Or dealing with your critics, trolls, enemies etc.
Recently I wrote an article which went viral on a local website I freelance for. It’s about me and my girlfriend. It got thousands for shares and yep, a slew of different reactions. I happen to know it was shared in several different forums too.
Of course, there were haters. I know only because a friend told me about it. I always ignore the critics and unfounded comments.
But I’m glad it all happened. It made me go deep and research on how to deal with haters and I was surprised how much this topic touched on human behavior and psychology.
It goes beyond simple ignorance and “haters, gonna hate”, as the internet saying goes.
1) It’s not be hated or loved. It’s be judged or ignored.
Credit goes to Seth Godin for this brilliant insight.
“You’ll be judged. Or you’ll be ignored.” And those are pretty much the only two choices there is.
The former doesn’t feel good of course. It’s uncomfortable, hurtful and even plain weird, especially when it has to do with other people.
But this is something you have to accept if you want to be remarkable; to stand out. You can’t ever achieve any of these if you’re playing it safe all the time. That’s the way to get ignored.
So when you’re dealing with your haters, don’t take it too hard as if people are out to dish out pain and suffering on you. They’re only judging you.
That’s better than being ignored as that’d mean who you are and what you’re doing isn’t worth a damn.
2) Stop putting a piece of yourself in what you do
And credit goes to Tucker Max for this one.
When asked why people tend to obsess over a bad review of a book over a high number of good ones, he said:
“If you are doing that, you need to ask yourself ‘why does the positive not matter and the negative does?’ You are attaching your identity to the book, so you see an attack on the book as an attack on yourself. The question that needs to come is ‘what is missing from my life that I have to attach my identity to this piece of art I produce?’”
So indeed, all too often we tend to take things so seriously that we subconsciously attach a part of ourselves in what we do. When haters hate on it, we take it as ourselves, our identities being attacked.
I can’t say I’m an expert on this psychological aspect, but I think it boils down to improving many different areas in our lives.
It’s not just about distraction. It’s about focusing our energy on other things that actually mean something to us, so much so it drowns out the negative. For a simple example, perhaps you finally won first place in a competition of your favorite sport. You can bring that confidence to work and tell yourself, “Boss is picking on my work? Whatever. I just won first place.
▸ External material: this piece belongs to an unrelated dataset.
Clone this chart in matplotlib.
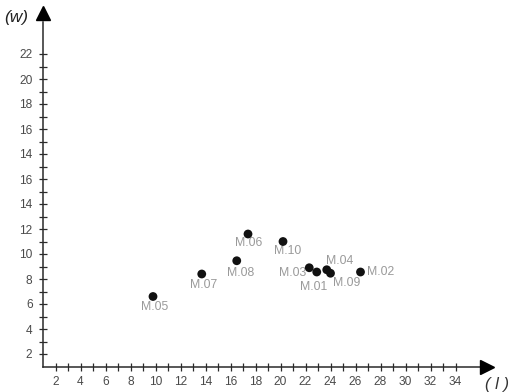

Nothing is going to take that away from me.”
3) Hate and anger are mere manifestations of fear
Credit goes to James Altucher for this insight.
Behind every piece of hateful and angry energy is fear. People attack others because they’re crying for help.
When somebody calls you ugly, they probably have a fear of being judged on their physical appearance. When somebody calls you a waste of time, they probably know they’re growing up too fast and aren’t doing what they really want.
When somebody is hating, they’re definitely angry and having a bad day.
So don’t ever take it personally. It’s never about you. What your haters say or do is a reflection of their own lives.
4) Out of sight, out of mind
Unbeknownst to what I can probably think is a lot of my haters, I’m actually no longer on Facebook. I quit months ago.
While all the hating was happening, I was busy doing whatever it is I want in exactly the way I want. Effectively, every reaction had zero effect on me.
Now, I’m sure most people would say something like, “But Alden. The hating is still going on. Just because you aren’t there doesn’t mean it doesn’t exist.”
That’s true. But that’s not the point.
The point is I’ve created time and space for myself to do the things I want, hence creating the self-confidence I need so I don’t attach myself to my writing and start taking things so personally.
It’s not about whether it exists or not. It is always there. The hate will never disappear (because we’re all judgmental).
But see how I only allow what counts to really count in my life?
You can’t reason with hate, hence fear. They’re feelings that need to fester on their own.
You on the other hand, should just focus on your own life. You can’t improve if you keep looking on from or at the dark side.